**Objective**.
The lines from the top of the material through the line with "const sourceText = 'Fred" are to be set down exactly. Leave the pictures out.

**Provided material**.
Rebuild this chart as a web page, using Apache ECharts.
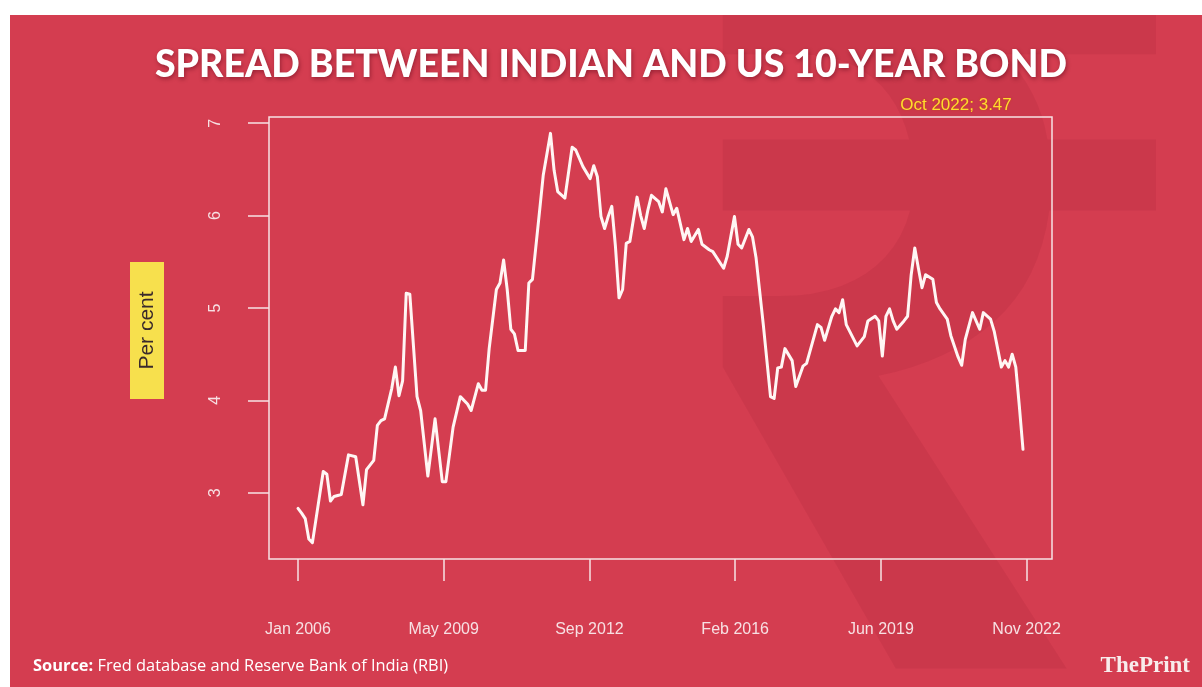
<!DOCTYPE html>
<html>
<head>
<meta charset="utf-8">
<script src="https://cdn.jsdelivr.net/npm/echarts/dist/echarts.min.js"></script>
<style>
html,body{margin:0;padding:0;background:#ffffff;}
#chart{width:1202px;height:687px;}
</style>
</head>
<body>
<div id="chart"></div>
<script>
// ---------------- DATA ----------------
const titleText = 'SPREAD BETWEEN INDIAN AND US 10-YEAR BOND';
const annotationText = 'Oct 2022; 3.47';
const yAxisTitle = 'Per cent';
const sourceLabel = 'Source:';
const sourceText = 'Fred database and Reserve Bank of India (RBI)';

// month of each reading (YYYY-MM) and spread in per cent
const months = [
  '2006-01','2006-02','2006-03','2006-04','2006-05','2006-08','2006-09','2006-10','2006-11','2006-12',
  '2007-01','2007-03','2007-05','2007-07','2007-08','2007-10','2007-11','2007-12',
  '2008-01','2008-03','2008-04','2008-05','2008-06','2008-07','2008-08','2008-10','2008-11',
  '2009-01','2009-03','2009-05','2009-06','2009-08','2009-10','2009-12',
  '2010-01','2010-03','2010-04','2010-05','2010-06','2010-08','2010-09','2010-10','2010-11','2010-12',
  '2011-01','2011-02','2011-04','2011-05','2011-06','2011-08','2011-09','2011-11','2011-12',
  '2012-01','2012-03','2012-05','2012-06','2012-08','2012-10','2012-11','2012-12',
  '2013-01','2013-02','2013-03','2013-04','2013-05','2013-06','2013-07','2013-08','2013-09','2013-11','2013-12',
  '2014-01','2014-02','2014-03','2014-05','2014-06','2014-07','2014-09','2014-10','2014-12',
  '2015-01','2015-02','2015-04','2015-05','2015-07','2015-08','2015-11','2015-12',
  '2016-02','2016-03','2016-04','2016-06','2016-07','2016-08','2016-09','2016-10','2016-12',
  '2017-01','2017-02','2017-03','2017-04','2017-06','2017-07','2017-09','2017-10','2017-12',
  '2018-01','2018-02','2018-03','2018-05','2018-06','2018-07','2018-08','2018-09','2018-12',
  '2019-02','2019-03','2019-05','2019-06','2019-07','2019-08','2019-09','2019-10','2019-11',
  '2020-01','2020-02','2020-03','2020-04','2020-05','2020-06','2020-07','2020-09','2020-10','2020-11',
  '2021-01','2021-02','2021-04','2021-05','2021-06','2021-08','2021-10','2021-11',
  '2022-01','2022-02','2022-04','2022-05','2022-06','2022-07','2022-08','2022-09','2022-10'
];
const spread = [
  2.83,2.78,2.72,2.50,2.46,3.23,3.20,2.91,2.96,2.97,
  2.98,3.41,3.39,2.87,3.25,3.35,3.73,3.78,
  3.80,4.13,4.36,4.05,4.21,5.16,5.15,4.04,3.89,
  3.18,3.80,3.12,3.12,3.71,4.04,3.96,
  3.89,4.18,4.11,4.11,4.56,5.20,5.27,5.52,5.20,4.77,
  4.72,4.54,4.54,5.27,5.31,6.06,6.44,6.89,6.49,
  6.26,6.19,6.74,6.71,6.53,6.40,6.54,6.42,
  5.99,5.86,5.99,6.10,5.67,5.11,5.20,5.70,5.72,6.20,6.00,
  5.86,6.06,6.22,6.15,6.04,6.29,6.01,6.08,5.74,
  5.86,5.72,5.85,5.69,5.63,5.61,5.43,5.56,
  5.99,5.69,5.65,5.85,5.77,5.54,5.18,4.82,4.04,
  4.02,4.35,4.36,4.56,4.43,4.15,4.37,4.40,4.68,
  4.82,4.79,4.65,4.91,4.99,4.95,5.09,4.82,4.59,
  4.69,4.86,4.91,4.86,4.48,4.91,4.99,4.86,4.77,
  4.86,4.91,5.36,5.65,5.43,5.22,5.36,5.31,5.06,4.99,
  4.88,4.70,4.47,4.38,4.66,4.95,4.77,4.95,
  4.88,4.75,4.36,4.43,4.36,4.50,4.36,3.93,3.47
];
const xTickLabels = ['Jan 2006','May 2009','Sep 2012','Feb 2016','Jun 2019','Nov 2022'];
const yTickValues = [3, 4, 5, 6, 7];

// ---------------- LAYOUT / STYLE ----------------
const RED = '#D43D50';
const LINE = '#FFF6F4';
const AXIS = '#F6E2E4';
const PLOT = {left: 269, top: 117, width: 783, height: 442};
const BASE = 2006 * 12;
const monthIndex = s => { const [y, m] = s.split('-').map(Number); return y * 12 + (m - 1) - BASE; };
const xs = months.map(monthIndex);
const xFirst = Math.min(...xs), xLast = Math.max(...xs);
const xPad = 0.04 * (xLast - xFirst);
const X_MIN = xFirst - xPad, X_MAX = xLast + xPad;
const yLo = Math.min(...spread), yHi = Math.max(...spread);
const yPad = 0.04 * (yHi - yLo);
const Y_MIN = yLo - yPad, Y_MAX = yHi + yPad;
const tickSpan = xLast + 1;              // ticks run from Jan 2006 to Nov 2022
const xTickInterval = tickSpan / (xTickLabels.length - 1);
const px = v => PLOT.left + PLOT.width * (v - X_MIN) / (X_MAX - X_MIN);
const py = v => PLOT.top + PLOT.height * (Y_MAX - v) / (Y_MAX - Y_MIN);
const yT0 = yTickValues[0], yT1 = yTickValues[yTickValues.length - 1];

const seriesData = xs.map((x, i) => [x, spread[i]]);

const chart = echarts.init(document.getElementById('chart'), null, {renderer: 'canvas'});
chart.setOption({
  animation: false,
  backgroundColor: 'transparent',
  title: [
    {
      text: titleText, left: 606, top: 41, textAlign: 'center',
      textStyle: {color: '#FFFFFF', fontFamily: 'Lato', fontWeight: 900, fontSize: 37.5,
        textShadowColor: 'rgba(80,0,20,0.45)', textShadowBlur: 4, textShadowOffsetX: 1, textShadowOffsetY: 2}
    },
    {
      text: annotationText, left: 951, top: 92, textAlign: 'center',
      textStyle: {color: '#FFDC2E', fontFamily: 'Liberation Sans', fontWeight: 'normal', fontSize: 17,
        textShadowColor: 'rgba(190,80,20,0.9)', textShadowBlur: 2}
    },
    {
      text: '{b|' + sourceLabel + '} ' + sourceText, left: 28, top: 653,
      textStyle: {color: '#FFFFFF', fontFamily: 'Open Sans', fontSize: 16.4, fontWeight: 'normal',
        rich: {b: {fontFamily: 'Open Sans', fontWeight: 'bold', fontSize: 16.4, color: '#FFFFFF'}}}
    },
    {
      text: '{r|The}{b|Print}', right: 7, top: 650,
      textStyle: {color: '#F8ECEC', fontFamily: 'Liberation Serif', fontSize: 23,
        rich: {r: {fontFamily: 'Liberation Serif', fontSize: 23, color: '#F8ECEC'},
               b: {fontFamily: 'Liberation Serif', fontWeight: 'bold', fontSize: 23, color: '#F8ECEC'}}}
    }
  ],
  graphic: [
    {type: 'rect', z: -30, silent: true, shape: {x: 10, y: 15, width: 1192, height: 672}, style: {fill: RED}},
    {type: 'text', z: -29, silent: true, x: 935, y: 395,
     style: {text: '\u20B9', fontFamily: 'Noto Sans', fontSize: 960, fontWeight: 'bold',
             fill: 'rgba(150,20,45,0.13)', align: 'center', verticalAlign: 'middle',
             textAlign: 'center', textVerticalAlign: 'middle'}},
    // white page margins above / left of the red card (hide watermark overflow)
    {type: 'rect', z: -28, silent: true, shape: {x: 0, y: 0, width: 1202, height: 15}, style: {fill: '#FFFFFF'}},
    {type: 'rect', z: -28, silent: true, shape: {x: 0, y: 0, width: 10, height: 687}, style: {fill: '#FFFFFF'}},
    {type: 'rect', z: 5, silent: true, shape: {x: 130, y: 262, width: 34, height: 137}, style: {fill: '#F7E04D'}},
    {type: 'text', z: 6, silent: true, x: 147, y: 330.5, rotation: Math.PI / 2,
     style: {text: yAxisTitle, fontFamily: 'Liberation Sans', fontSize: 21, fill: '#3A2A2C',
             align: 'center', verticalAlign: 'middle', textAlign: 'center', textVerticalAlign: 'middle'}}
  ],
  grid: [
    // data grid (the box)
    {left: PLOT.left, top: PLOT.top, width: PLOT.width, height: PLOT.height,
     show: true, borderColor: AXIS, borderWidth: 1.5, backgroundColor: 'transparent'},
    // x tick grid: Jan 2006 .. Nov 2022
    {left: px(0), top: PLOT.top, width: px(tickSpan) - px(0), height: PLOT.height},
    // y tick grid: 3 .. 7
    {left: PLOT.left, top: py(yT1), width: PLOT.width, height: py(yT0) - py(yT1)}
  ],
  xAxis: [
    {gridIndex: 0, type: 'value', min: X_MIN, max: X_MAX, show: false},
    {gridIndex: 1, type: 'value', min: 0, max: tickSpan, interval: xTickInterval, position: 'bottom',
     axisLine: {show: false}, splitLine: {show: false},
     axisTick: {show: true, inside: false, length: 22, lineStyle: {color: AXIS, width: 1.5}},
     axisLabel: {show: true, margin: 63, color: '#F7E0E3', fontFamily: 'Liberation Sans', fontSize: 16,
       formatter: v => xTickLabels[Math.round(v / xTickInterval)]}},
    {gridIndex: 2, type: 'value', min: 0, max: 1, show: false}
  ],
  yAxis: [
    {gridIndex: 0, type: 'value', min: Y_MIN, max: Y_MAX, show: false},
    {gridIndex: 1, type: 'value', min: 0, max: 1, show: false},
    {gridIndex: 2, type: 'value', min: yT0, max: yT1, interval: 1, position: 'left',
     axisLine: {show: false}, splitLine: {show: false},
     axisTick: {show: true, inside: false, length: 21, lineStyle: {color: AXIS, width: 1.5}},
     axisLabel: {show: true, rotate: 90, margin: 45, color: '#F7E0E3', fontFamily: 'Liberation Sans', fontSize: 16}}
  ],
  series: [{
    type: 'line', xAxisIndex: 0, yAxisIndex: 0, data: seriesData,
    showSymbol: false, symbol: 'none', smooth: false, z: 3,
    lineStyle: {color: LINE, width: 3, join: 'round', cap: 'round'}
  }]
});
</script>
</body>
</html>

**Answer for the task**.
Rebuild this chart as a web page, using Apache ECharts.
<!DOCTYPE html>
<html>
<head>
<meta charset="utf-8">
<script src="https://cdn.jsdelivr.net/npm/echarts/dist/echarts.min.js"></script>
<style>
html,body{margin:0;padding:0;background:#ffffff;}
#chart{width:1202px;height:687px;}
</style>
</head>
<body>
<div id="chart"></div>
<script>
// ---------------- DATA ----------------
const titleText = 'SPREAD BETWEEN INDIAN AND US 10-YEAR BOND';
const annotationText = 'Oct 2022; 3.47';
const yAxisTitle = 'Per cent';
const sourceLabel = 'Source:';
const sourceText = 'Fred database and Reserve Bank of India (RBI)';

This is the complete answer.